[Records with drawing code]
____________

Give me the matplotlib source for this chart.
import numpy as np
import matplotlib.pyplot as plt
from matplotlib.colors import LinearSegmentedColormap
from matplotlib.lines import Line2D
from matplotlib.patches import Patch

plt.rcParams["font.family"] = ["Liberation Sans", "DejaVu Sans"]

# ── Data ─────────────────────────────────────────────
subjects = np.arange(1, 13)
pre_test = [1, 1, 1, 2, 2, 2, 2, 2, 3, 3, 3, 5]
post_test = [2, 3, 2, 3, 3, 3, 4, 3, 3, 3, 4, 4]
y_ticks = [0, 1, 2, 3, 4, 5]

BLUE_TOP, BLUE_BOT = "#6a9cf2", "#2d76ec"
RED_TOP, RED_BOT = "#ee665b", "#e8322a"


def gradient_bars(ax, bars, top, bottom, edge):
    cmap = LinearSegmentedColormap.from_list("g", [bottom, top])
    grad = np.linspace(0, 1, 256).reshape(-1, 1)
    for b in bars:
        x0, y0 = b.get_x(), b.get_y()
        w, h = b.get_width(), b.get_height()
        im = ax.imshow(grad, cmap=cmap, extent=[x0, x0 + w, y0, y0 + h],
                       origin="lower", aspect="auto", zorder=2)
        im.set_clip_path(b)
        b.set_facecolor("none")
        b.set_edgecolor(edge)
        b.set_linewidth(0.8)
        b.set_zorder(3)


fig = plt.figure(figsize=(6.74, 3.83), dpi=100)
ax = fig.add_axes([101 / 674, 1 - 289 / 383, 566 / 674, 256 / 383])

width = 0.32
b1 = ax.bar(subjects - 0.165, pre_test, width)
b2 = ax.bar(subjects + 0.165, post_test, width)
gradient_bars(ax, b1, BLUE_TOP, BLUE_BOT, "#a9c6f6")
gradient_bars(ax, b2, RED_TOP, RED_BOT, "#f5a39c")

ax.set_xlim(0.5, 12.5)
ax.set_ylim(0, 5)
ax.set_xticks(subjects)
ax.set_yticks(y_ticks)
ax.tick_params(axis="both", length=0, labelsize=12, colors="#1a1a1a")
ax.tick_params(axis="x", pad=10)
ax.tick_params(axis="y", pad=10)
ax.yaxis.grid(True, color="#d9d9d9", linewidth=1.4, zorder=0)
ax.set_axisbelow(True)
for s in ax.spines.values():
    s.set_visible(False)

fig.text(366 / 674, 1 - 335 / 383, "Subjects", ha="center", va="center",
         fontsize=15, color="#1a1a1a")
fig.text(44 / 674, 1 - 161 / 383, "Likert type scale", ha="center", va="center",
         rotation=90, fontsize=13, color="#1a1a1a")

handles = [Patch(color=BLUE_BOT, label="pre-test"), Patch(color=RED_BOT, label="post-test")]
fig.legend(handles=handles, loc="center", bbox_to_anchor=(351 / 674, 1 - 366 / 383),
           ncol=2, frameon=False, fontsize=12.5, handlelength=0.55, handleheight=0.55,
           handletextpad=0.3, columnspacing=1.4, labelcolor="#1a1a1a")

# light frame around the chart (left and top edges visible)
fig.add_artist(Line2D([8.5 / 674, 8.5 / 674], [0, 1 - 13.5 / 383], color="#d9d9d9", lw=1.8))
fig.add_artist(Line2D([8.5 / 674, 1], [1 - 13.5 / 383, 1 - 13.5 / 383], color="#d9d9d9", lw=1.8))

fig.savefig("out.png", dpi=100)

____________

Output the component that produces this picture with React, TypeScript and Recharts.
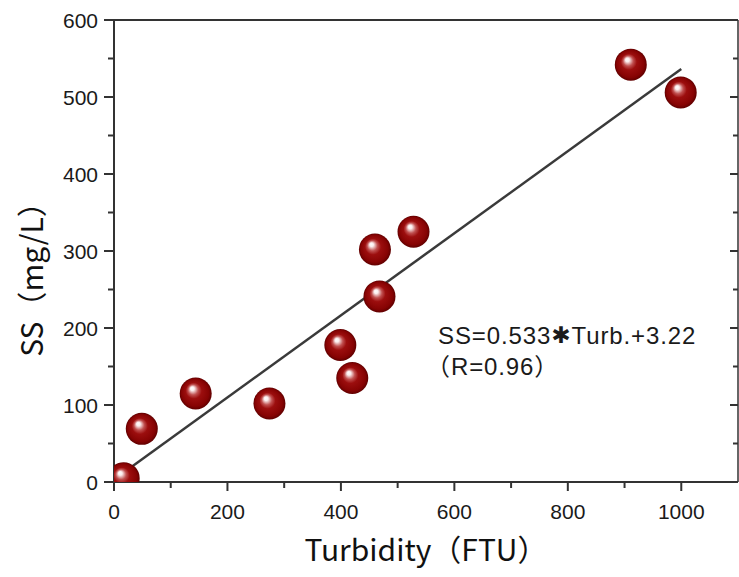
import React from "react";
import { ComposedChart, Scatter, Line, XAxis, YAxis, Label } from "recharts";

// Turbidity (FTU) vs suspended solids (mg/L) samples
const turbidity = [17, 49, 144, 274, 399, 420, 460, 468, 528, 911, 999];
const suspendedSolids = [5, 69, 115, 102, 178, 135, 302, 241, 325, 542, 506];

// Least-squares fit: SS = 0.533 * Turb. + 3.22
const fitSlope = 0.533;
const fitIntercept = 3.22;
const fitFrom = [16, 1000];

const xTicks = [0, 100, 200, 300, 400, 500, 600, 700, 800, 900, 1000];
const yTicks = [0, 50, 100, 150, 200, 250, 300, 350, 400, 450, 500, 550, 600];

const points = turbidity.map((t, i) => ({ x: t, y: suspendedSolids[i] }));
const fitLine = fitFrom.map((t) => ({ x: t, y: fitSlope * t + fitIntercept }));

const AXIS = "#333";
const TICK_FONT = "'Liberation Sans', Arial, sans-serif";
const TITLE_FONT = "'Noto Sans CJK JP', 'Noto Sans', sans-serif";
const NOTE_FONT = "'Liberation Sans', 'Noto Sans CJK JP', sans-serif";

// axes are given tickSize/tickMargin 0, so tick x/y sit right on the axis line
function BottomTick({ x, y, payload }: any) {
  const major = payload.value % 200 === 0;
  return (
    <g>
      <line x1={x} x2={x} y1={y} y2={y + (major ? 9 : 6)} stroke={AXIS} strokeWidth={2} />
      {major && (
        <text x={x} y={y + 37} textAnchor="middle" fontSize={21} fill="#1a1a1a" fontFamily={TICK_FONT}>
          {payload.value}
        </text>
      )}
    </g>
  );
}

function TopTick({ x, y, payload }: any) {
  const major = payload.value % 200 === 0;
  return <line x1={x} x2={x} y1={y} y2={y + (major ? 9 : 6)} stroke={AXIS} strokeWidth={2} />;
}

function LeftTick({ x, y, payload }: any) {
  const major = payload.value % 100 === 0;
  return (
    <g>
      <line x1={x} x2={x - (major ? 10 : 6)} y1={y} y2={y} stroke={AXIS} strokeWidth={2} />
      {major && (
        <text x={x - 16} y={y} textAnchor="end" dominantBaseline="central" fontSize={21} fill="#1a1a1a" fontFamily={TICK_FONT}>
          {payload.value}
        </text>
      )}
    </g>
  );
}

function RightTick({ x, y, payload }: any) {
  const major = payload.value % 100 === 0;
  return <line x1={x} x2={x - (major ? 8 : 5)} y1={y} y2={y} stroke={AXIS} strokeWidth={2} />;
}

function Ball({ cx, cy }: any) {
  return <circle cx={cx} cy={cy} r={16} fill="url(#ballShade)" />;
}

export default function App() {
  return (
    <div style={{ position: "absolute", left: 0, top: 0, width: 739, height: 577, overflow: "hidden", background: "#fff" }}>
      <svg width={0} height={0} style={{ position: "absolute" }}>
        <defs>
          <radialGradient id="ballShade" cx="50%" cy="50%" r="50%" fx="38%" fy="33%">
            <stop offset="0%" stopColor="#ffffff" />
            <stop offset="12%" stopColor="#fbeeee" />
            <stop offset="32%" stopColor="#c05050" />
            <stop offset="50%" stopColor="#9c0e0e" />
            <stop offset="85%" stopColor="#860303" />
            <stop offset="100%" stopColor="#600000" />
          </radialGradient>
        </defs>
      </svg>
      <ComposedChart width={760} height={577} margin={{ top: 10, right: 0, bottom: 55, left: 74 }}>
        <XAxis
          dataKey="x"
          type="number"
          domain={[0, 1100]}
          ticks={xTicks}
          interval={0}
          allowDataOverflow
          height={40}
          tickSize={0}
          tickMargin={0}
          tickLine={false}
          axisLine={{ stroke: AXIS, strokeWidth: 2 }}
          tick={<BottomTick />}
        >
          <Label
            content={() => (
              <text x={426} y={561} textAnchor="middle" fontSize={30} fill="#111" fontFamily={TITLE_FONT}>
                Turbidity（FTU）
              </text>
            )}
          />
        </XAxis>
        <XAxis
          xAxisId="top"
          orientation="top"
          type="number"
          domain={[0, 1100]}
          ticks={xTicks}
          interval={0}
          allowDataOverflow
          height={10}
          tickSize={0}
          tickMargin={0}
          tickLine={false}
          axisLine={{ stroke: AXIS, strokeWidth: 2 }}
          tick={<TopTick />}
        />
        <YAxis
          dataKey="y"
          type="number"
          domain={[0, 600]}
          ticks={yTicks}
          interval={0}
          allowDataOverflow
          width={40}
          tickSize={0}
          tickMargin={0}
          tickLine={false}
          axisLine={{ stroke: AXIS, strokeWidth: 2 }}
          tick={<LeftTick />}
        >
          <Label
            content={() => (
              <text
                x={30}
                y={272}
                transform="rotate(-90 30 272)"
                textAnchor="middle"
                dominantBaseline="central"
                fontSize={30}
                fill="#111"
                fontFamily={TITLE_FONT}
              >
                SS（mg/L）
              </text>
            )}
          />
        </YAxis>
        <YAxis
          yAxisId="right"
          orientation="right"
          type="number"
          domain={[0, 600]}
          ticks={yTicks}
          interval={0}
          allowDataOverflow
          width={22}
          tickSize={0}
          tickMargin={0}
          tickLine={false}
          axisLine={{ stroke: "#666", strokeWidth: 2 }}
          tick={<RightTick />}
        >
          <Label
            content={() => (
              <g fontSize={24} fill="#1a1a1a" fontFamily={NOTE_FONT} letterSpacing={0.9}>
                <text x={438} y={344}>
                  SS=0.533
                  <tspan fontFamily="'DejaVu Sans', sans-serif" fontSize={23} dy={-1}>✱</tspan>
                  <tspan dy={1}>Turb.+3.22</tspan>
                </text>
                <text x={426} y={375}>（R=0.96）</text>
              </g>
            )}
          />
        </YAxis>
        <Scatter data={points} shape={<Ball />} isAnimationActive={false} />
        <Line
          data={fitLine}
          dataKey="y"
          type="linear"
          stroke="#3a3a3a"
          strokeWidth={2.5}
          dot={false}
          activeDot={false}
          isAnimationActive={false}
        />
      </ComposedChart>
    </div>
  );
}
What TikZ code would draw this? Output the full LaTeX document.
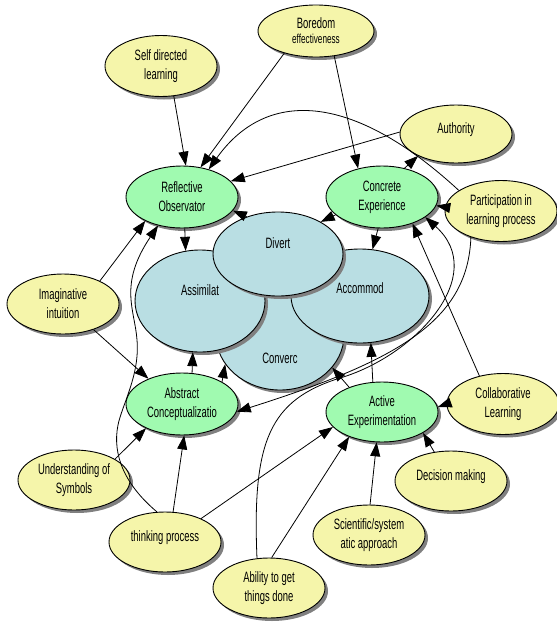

____________

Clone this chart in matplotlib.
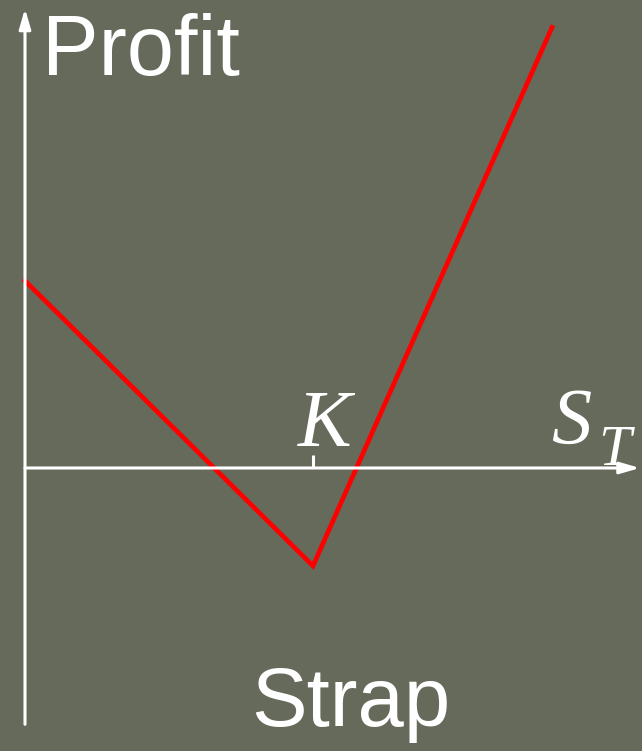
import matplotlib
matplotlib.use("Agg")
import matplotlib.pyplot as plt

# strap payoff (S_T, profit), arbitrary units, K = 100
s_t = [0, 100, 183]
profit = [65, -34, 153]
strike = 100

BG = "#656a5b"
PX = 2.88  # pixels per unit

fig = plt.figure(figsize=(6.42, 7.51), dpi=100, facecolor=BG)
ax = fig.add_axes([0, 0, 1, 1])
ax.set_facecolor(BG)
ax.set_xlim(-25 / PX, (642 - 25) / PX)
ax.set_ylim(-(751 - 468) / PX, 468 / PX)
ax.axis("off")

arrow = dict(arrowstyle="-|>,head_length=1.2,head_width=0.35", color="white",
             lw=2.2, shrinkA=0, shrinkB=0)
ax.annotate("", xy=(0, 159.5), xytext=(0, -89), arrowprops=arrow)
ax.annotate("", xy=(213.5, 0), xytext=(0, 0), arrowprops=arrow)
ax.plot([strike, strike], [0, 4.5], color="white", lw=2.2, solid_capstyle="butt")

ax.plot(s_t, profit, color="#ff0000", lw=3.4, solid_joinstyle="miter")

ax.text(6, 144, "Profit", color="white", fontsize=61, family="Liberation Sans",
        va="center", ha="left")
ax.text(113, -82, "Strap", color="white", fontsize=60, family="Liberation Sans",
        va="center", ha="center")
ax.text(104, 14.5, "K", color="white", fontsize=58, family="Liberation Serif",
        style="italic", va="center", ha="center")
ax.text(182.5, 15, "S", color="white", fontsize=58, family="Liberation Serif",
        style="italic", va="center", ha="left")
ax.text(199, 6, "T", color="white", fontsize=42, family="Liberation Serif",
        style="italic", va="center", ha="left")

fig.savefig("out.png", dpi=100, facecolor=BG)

____________

Begin with the line that contains "Output the component", end with the line that contains "const fitLine = fitFrom.map((t)", and set down every line in that range exactly as it stands, minus the pictures.

■ **Exercise solution**:
Output the component that produces this picture with React, TypeScript and Recharts.
import React from "react";
import { ComposedChart, Scatter, Line, XAxis, YAxis, Label } from "recharts";

// Turbidity (FTU) vs suspended solids (mg/L) samples
const turbidity = [17, 49, 144, 274, 399, 420, 460, 468, 528, 911, 999];
const suspendedSolids = [5, 69, 115, 102, 178, 135, 302, 241, 325, 542, 506];

// Least-squares fit: SS = 0.533 * Turb. + 3.22
const fitSlope = 0.533;
const fitIntercept = 3.22;
const fitFrom = [16, 1000];

const xTicks = [0, 100, 200, 300, 400, 500, 600, 700, 800, 900, 1000];
const yTicks = [0, 50, 100, 150, 200, 250, 300, 350, 400, 450, 500, 550, 600];

const points = turbidity.map((t, i) => ({ x: t, y: suspendedSolids[i] }));
const fitLine = fitFrom.map((t) => ({ x: t, y: fitSlope * t + fitIntercept }));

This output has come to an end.